Two examples of recorded intensity images are shown in figure 2. A representative image of the unfocused beam is shown in figure 2(a) whereas figure 2(b) shows a measurement of the focused beam. In the unfocused intensity profile, we observe the conical emission pattern appearing as a donut-shaped beam profile, which is focused down to a single spot as seen in figure 2(b). We note a slightly uneven intensity distribution of the emission pattern through the whole beam scan, which was also observed in [29] for higher frequencies up to 10 THz. This is present in figure 2(a) as the brighter emission pattern in the left half of the image. Presently, we are unsure if this is the result of slight optical misalignment or some unhypothesized physical mechanism.

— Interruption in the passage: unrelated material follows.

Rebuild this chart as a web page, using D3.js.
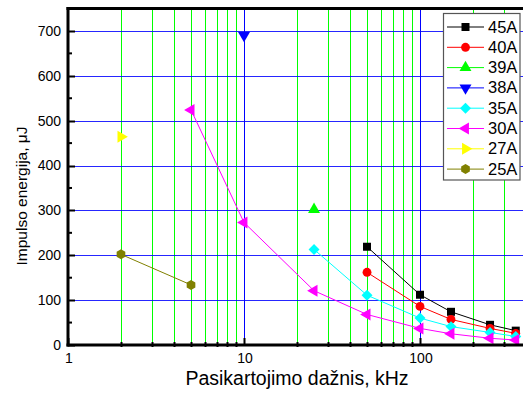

The generated spectrum (see figure 5(b)) spans up to approximately 12 THz, but the camera is only sensitive from 1 to 7 THz, so we expect the recorded intensity images to be representative for this frequency span. The THz beam is linearly polarized, both in the focal plane and in the unfocused parts of the beam, as determined by insertion of wiregrid polarizers.

Figure 2.

Figure 2. (a) Intensity image recorded with the THz camera of an unfocused beam. (b) Intensity image recorded of the focused beam (see movie 1, available from stacks.iop.org/NJP/15/075012/mmedia).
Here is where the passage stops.